Objective: Please transcribe the data that follows without the pictures, keeping every word the same.

Data segment:
/---
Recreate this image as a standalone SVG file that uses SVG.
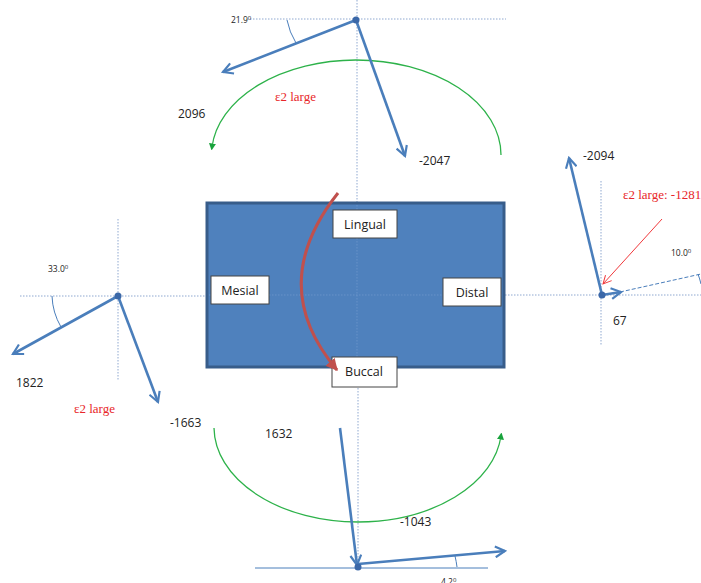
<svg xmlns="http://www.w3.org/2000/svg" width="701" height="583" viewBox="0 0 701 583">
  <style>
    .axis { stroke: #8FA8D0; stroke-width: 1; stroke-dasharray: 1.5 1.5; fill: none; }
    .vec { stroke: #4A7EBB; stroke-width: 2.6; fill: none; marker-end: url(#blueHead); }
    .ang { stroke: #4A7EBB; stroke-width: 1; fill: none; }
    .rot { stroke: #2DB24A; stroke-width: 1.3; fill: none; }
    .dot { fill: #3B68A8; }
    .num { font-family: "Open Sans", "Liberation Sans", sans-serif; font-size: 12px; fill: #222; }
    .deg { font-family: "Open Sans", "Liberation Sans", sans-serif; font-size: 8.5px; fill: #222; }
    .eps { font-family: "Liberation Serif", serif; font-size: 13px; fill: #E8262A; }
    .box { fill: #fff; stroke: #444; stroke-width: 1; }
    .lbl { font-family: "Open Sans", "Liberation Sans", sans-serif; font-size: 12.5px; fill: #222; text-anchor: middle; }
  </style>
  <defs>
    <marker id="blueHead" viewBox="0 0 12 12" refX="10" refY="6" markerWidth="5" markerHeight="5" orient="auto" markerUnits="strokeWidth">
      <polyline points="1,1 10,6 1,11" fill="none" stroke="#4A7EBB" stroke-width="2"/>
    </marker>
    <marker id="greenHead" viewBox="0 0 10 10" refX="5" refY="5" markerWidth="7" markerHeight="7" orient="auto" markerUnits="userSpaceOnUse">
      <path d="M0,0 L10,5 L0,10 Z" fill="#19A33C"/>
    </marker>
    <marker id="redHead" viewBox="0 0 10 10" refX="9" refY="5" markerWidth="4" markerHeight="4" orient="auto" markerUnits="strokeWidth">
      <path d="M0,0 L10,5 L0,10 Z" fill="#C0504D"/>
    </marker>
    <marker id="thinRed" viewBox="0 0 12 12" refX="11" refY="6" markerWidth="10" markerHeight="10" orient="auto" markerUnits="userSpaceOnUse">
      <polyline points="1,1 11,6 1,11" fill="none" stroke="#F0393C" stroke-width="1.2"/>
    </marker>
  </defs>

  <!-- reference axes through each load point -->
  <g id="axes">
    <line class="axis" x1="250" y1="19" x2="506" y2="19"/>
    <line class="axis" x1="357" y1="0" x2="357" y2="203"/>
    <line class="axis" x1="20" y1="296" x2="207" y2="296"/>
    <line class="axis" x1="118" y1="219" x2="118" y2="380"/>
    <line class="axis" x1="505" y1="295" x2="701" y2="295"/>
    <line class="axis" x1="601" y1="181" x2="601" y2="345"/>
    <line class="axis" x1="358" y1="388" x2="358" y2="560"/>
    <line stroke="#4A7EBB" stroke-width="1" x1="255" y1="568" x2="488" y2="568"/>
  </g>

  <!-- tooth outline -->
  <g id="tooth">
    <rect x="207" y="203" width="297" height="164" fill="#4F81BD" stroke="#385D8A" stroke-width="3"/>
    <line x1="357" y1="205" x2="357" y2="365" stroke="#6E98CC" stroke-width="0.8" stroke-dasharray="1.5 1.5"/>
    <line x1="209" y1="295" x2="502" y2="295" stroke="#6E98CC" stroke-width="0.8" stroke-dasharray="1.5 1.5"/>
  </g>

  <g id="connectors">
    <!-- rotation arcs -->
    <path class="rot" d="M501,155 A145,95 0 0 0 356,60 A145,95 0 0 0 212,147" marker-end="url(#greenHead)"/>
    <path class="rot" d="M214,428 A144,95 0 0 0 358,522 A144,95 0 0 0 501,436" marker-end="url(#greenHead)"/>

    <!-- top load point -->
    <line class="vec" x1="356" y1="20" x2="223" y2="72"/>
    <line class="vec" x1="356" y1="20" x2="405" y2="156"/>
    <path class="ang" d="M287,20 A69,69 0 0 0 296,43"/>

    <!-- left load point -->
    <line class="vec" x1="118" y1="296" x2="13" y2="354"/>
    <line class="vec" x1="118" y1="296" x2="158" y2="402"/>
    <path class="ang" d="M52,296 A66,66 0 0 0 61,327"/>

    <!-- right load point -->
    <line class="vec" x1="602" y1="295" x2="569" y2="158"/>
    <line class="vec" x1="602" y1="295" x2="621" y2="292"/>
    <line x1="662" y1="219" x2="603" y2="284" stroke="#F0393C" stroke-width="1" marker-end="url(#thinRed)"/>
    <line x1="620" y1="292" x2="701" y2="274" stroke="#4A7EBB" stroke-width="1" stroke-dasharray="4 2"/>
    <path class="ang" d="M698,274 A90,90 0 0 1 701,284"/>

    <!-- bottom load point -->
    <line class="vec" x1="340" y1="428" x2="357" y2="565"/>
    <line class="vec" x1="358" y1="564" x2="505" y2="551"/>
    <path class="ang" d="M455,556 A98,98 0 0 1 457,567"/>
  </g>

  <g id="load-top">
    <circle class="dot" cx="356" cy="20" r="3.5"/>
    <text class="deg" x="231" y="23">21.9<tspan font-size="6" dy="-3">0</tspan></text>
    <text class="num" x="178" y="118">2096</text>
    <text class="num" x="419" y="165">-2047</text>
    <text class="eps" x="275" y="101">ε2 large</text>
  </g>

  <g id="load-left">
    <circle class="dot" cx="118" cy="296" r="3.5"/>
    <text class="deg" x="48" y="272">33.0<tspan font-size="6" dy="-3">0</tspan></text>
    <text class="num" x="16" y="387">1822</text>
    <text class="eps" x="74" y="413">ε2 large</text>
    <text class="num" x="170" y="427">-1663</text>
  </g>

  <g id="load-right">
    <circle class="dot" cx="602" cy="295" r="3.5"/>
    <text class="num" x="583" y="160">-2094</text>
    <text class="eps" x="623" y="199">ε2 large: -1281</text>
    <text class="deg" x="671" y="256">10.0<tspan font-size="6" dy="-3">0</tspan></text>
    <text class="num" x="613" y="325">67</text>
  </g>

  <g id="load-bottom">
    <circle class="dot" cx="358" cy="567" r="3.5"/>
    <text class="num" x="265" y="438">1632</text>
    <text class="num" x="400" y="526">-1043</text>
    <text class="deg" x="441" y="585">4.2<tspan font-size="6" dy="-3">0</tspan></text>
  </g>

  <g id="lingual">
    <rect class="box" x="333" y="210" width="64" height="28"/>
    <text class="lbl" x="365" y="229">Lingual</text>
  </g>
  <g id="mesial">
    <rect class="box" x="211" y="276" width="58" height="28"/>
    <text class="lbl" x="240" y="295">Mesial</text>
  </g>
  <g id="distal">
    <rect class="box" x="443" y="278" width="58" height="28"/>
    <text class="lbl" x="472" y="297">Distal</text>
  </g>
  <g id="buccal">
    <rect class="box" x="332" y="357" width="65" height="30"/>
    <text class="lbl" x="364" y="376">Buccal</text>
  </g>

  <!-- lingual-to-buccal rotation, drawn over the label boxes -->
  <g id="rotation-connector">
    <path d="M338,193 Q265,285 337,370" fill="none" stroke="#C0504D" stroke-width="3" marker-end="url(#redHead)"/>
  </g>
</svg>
\---
Reply:
Recreate this image as a standalone SVG file that uses SVG.
<svg xmlns="http://www.w3.org/2000/svg" width="701" height="583" viewBox="0 0 701 583">
  <style>
    .axis { stroke: #8FA8D0; stroke-width: 1; stroke-dasharray: 1.5 1.5; fill: none; }
    .vec { stroke: #4A7EBB; stroke-width: 2.6; fill: none; marker-end: url(#blueHead); }
    .ang { stroke: #4A7EBB; stroke-width: 1; fill: none; }
    .rot { stroke: #2DB24A; stroke-width: 1.3; fill: none; }
    .dot { fill: #3B68A8; }
    .num { font-family: "Open Sans", "Liberation Sans", sans-serif; font-size: 12px; fill: #222; }
    .deg { font-family: "Open Sans", "Liberation Sans", sans-serif; font-size: 8.5px; fill: #222; }
    .eps { font-family: "Liberation Serif", serif; font-size: 13px; fill: #E8262A; }
    .box { fill: #fff; stroke: #444; stroke-width: 1; }
    .lbl { font-family: "Open Sans", "Liberation Sans", sans-serif; font-size: 12.5px; fill: #222; text-anchor: middle; }
  </style>
  <defs>
    <marker id="blueHead" viewBox="0 0 12 12" refX="10" refY="6" markerWidth="5" markerHeight="5" orient="auto" markerUnits="strokeWidth">
      <polyline points="1,1 10,6 1,11" fill="none" stroke="#4A7EBB" stroke-width="2"/>
    </marker>
    <marker id="greenHead" viewBox="0 0 10 10" refX="5" refY="5" markerWidth="7" markerHeight="7" orient="auto" markerUnits="userSpaceOnUse">
      <path d="M0,0 L10,5 L0,10 Z" fill="#19A33C"/>
    </marker>
    <marker id="redHead" viewBox="0 0 10 10" refX="9" refY="5" markerWidth="4" markerHeight="4" orient="auto" markerUnits="strokeWidth">
      <path d="M0,0 L10,5 L0,10 Z" fill="#C0504D"/>
    </marker>
    <marker id="thinRed" viewBox="0 0 12 12" refX="11" refY="6" markerWidth="10" markerHeight="10" orient="auto" markerUnits="userSpaceOnUse">
      <polyline points="1,1 11,6 1,11" fill="none" stroke="#F0393C" stroke-width="1.2"/>
    </marker>
  </defs>

  <!-- reference axes through each load point -->
  <g id="axes">
    <line class="axis" x1="250" y1="19" x2="506" y2="19"/>
    <line class="axis" x1="357" y1="0" x2="357" y2="203"/>
    <line class="axis" x1="20" y1="296" x2="207" y2="296"/>
    <line class="axis" x1="118" y1="219" x2="118" y2="380"/>
    <line class="axis" x1="505" y1="295" x2="701" y2="295"/>
    <line class="axis" x1="601" y1="181" x2="601" y2="345"/>
    <line class="axis" x1="358" y1="388" x2="358" y2="560"/>
    <line stroke="#4A7EBB" stroke-width="1" x1="255" y1="568" x2="488" y2="568"/>
  </g>

  <!-- tooth outline -->
  <g id="tooth">
    <rect x="207" y="203" width="297" height="164" fill="#4F81BD" stroke="#385D8A" stroke-width="3"/>
    <line x1="357" y1="205" x2="357" y2="365" stroke="#6E98CC" stroke-width="0.8" stroke-dasharray="1.5 1.5"/>
    <line x1="209" y1="295" x2="502" y2="295" stroke="#6E98CC" stroke-width="0.8" stroke-dasharray="1.5 1.5"/>
  </g>

  <g id="connectors">
    <!-- rotation arcs -->
    <path class="rot" d="M501,155 A145,95 0 0 0 356,60 A145,95 0 0 0 212,147" marker-end="url(#greenHead)"/>
    <path class="rot" d="M214,428 A144,95 0 0 0 358,522 A144,95 0 0 0 501,436" marker-end="url(#greenHead)"/>

    <!-- top load point -->
    <line class="vec" x1="356" y1="20" x2="223" y2="72"/>
    <line class="vec" x1="356" y1="20" x2="405" y2="156"/>
    <path class="ang" d="M287,20 A69,69 0 0 0 296,43"/>

    <!-- left load point -->
    <line class="vec" x1="118" y1="296" x2="13" y2="354"/>
    <line class="vec" x1="118" y1="296" x2="158" y2="402"/>
    <path class="ang" d="M52,296 A66,66 0 0 0 61,327"/>

    <!-- right load point -->
    <line class="vec" x1="602" y1="295" x2="569" y2="158"/>
    <line class="vec" x1="602" y1="295" x2="621" y2="292"/>
    <line x1="662" y1="219" x2="603" y2="284" stroke="#F0393C" stroke-width="1" marker-end="url(#thinRed)"/>
    <line x1="620" y1="292" x2="701" y2="274" stroke="#4A7EBB" stroke-width="1" stroke-dasharray="4 2"/>
    <path class="ang" d="M698,274 A90,90 0 0 1 701,284"/>

    <!-- bottom load point -->
    <line class="vec" x1="340" y1="428" x2="357" y2="565"/>
    <line class="vec" x1="358" y1="564" x2="505" y2="551"/>
    <path class="ang" d="M455,556 A98,98 0 0 1 457,567"/>
  </g>

  <g id="load-top">
    <circle class="dot" cx="356" cy="20" r="3.5"/>
    <text class="deg" x="231" y="23">21.9<tspan font-size="6" dy="-3">0</tspan></text>
    <text class="num" x="178" y="118">2096</text>
    <text class="num" x="419" y="165">-2047</text>
    <text class="eps" x="275" y="101">ε2 large</text>
  </g>

  <g id="load-left">
    <circle class="dot" cx="118" cy="296" r="3.5"/>
    <text class="deg" x="48" y="272">33.0<tspan font-size="6" dy="-3">0</tspan></text>
    <text class="num" x="16" y="387">1822</text>
    <text class="eps" x="74" y="413">ε2 large</text>
    <text class="num" x="170" y="427">-1663</text>
  </g>

  <g id="load-right">
    <circle class="dot" cx="602" cy="295" r="3.5"/>
    <text class="num" x="583" y="160">-2094</text>
    <text class="eps" x="623" y="199">ε2 large: -1281</text>
    <text class="deg" x="671" y="256">10.0<tspan font-size="6" dy="-3">0</tspan></text>
    <text class="num" x="613" y="325">67</text>
  </g>

  <g id="load-bottom">
    <circle class="dot" cx="358" cy="567" r="3.5"/>
    <text class="num" x="265" y="438">1632</text>
    <text class="num" x="400" y="526">-1043</text>
    <text class="deg" x="441" y="585">4.2<tspan font-size="6" dy="-3">0</tspan></text>
  </g>

  <g id="lingual">
    <rect class="box" x="333" y="210" width="64" height="28"/>
    <text class="lbl" x="365" y="229">Lingual</text>
  </g>
  <g id="mesial">
    <rect class="box" x="211" y="276" width="58" height="28"/>
    <text class="lbl" x="240" y="295">Mesial</text>
  </g>
  <g id="distal">
    <rect class="box" x="443" y="278" width="58" height="28"/>
    <text class="lbl" x="472" y="297">Distal</text>
  </g>
  <g id="buccal">
    <rect class="box" x="332" y="357" width="65" height="30"/>
    <text class="lbl" x="364" y="376">Buccal</text>
  </g>

  <!-- lingual-to-buccal rotation, drawn over the label boxes -->
  <g id="rotation-connector">
    <path d="M338,193 Q265,285 337,370" fill="none" stroke="#C0504D" stroke-width="3" marker-end="url(#redHead)"/>
  </g>
</svg>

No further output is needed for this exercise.